Abstract

Wobbling motion as an exotic collective mode in nuclei without axial symmetry, was intensively discussed during the last few years. The observation of the newly proposed transverse wobbling, first reported in 135Pr and soon after in nuclei from other mass regions, was considered as a significant discovery in low-spin nuclear structure. However, both the reported experimental results and the proposed theoretical models were actively questioned in work devoted to the study of the low-spin wobbling mode in the same nuclei. We recently re-measured the electromagnetic character of the ΔI=1 transitions connecting the one- to zero-phonon and the two- to one-phonon wobbling bands in 135Pr, showing their predominant M1 magnetic character, which is in contradiction with the wobbling interpretation.
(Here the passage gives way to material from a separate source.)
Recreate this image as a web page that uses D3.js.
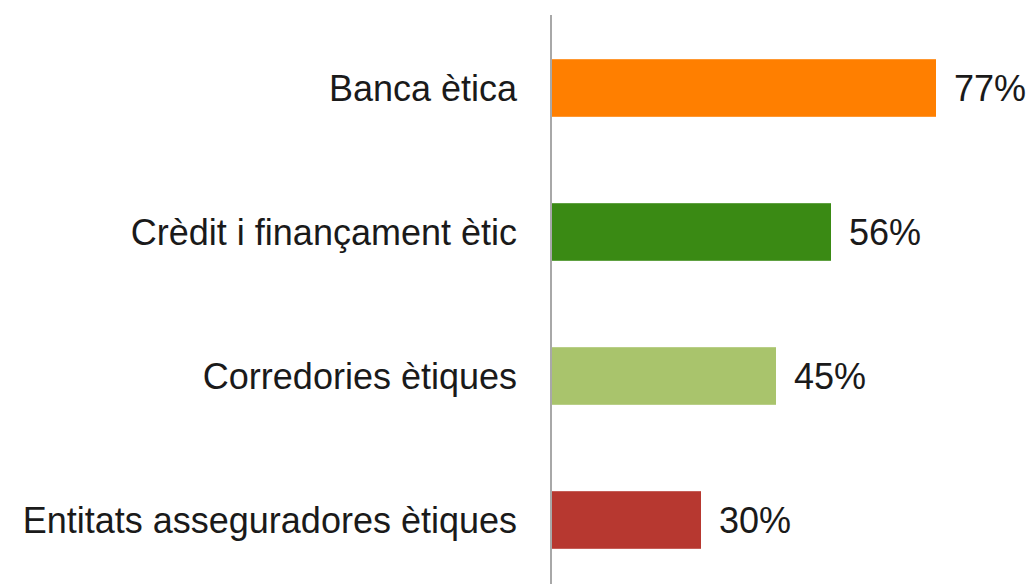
<!DOCTYPE html>
<html>
<head>
<meta charset="utf-8">
<script src="https://cdn.jsdelivr.net/npm/d3@7"></script>
<style>
	body { margin: 0; background: #fff; }
	text { font-family: "Liberation Sans", Helvetica, Arial, sans-serif; fill: #1a1a1a; }
</style>
</head>
<body>
<div id="chart"></div>
<script>
// chart data
const categories = ["Banca ètica", "Crèdit i finançament ètic", "Corredories ètiques", "Entitats asseguradores ètiques"];
const values = [77, 56, 45, 30];
const colors = ["#ff7f00", "#3a8a14", "#a9c46c", "#b73830"];

const width = 1031, height = 584;
const axisX = 551;

var svg = d3.select("#chart")
	.append("svg")
	.attr("width", width)
	.attr("height", height);

var x = d3.scaleLinear()
	.domain([0, 100])
	.range([axisX, axisX + 500]);

var y = d3.scaleBand()
	.domain(categories)
	.range([16, 592])
	.paddingInner(0.6)
	.paddingOuter(0.3);

// bars
svg.selectAll(".bar")
	.data(categories)
	.enter().append("rect")
	.attr("class", "bar")
	.attr("x", x(0))
	.attr("y", d => y(d))
	.attr("width", (d, i) => x(values[i]) - x(0))
	.attr("height", y.bandwidth())
	.attr("fill", (d, i) => colors[i]);

// vertical axis line
svg.append("line")
	.attr("x1", axisX).attr("x2", axisX)
	.attr("y1", 15).attr("y2", height)
	.attr("stroke", "#a8a8a8")
	.attr("stroke-width", 2);

// category labels
svg.selectAll(".cat")
	.data(categories)
	.enter().append("text")
	.attr("class", "cat")
	.attr("x", axisX - 34)
	.attr("y", d => y(d) + y.bandwidth() / 2)
	.attr("dy", "0.36em")
	.attr("text-anchor", "end")
	.style("font-size", "36px")
	.text(d => d);

// value labels
svg.selectAll(".val")
	.data(categories)
	.enter().append("text")
	.attr("class", "val")
	.attr("x", (d, i) => x(values[i]) + 18)
	.attr("y", d => y(d) + y.bandwidth() / 2)
	.attr("dy", "0.36em")
	.style("font-size", "36px")
	.text((d, i) => values[i] + "%");
</script>
</body>
</html>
These new experimental results, which were reproduced by either the quasiparticle-plus-triaxial-rotor model and interacting boson-fermion model calculations, are against the previously proposed wobbling nature of the low-spin bands in 135Pr. On the other hand, we obtained conclusive experimental evidence for the theoretically proposed transverse wobbling bands at medium spin in 136Nd. The comparison of the experimental data with calculations using the triaxial projected shell model as well as a new particle-rotor model with frozen orthogonal geometry of the active nucleons, supports the description in terms of transverse wobbling of medium-spin bands in triaxial even-even nuclei.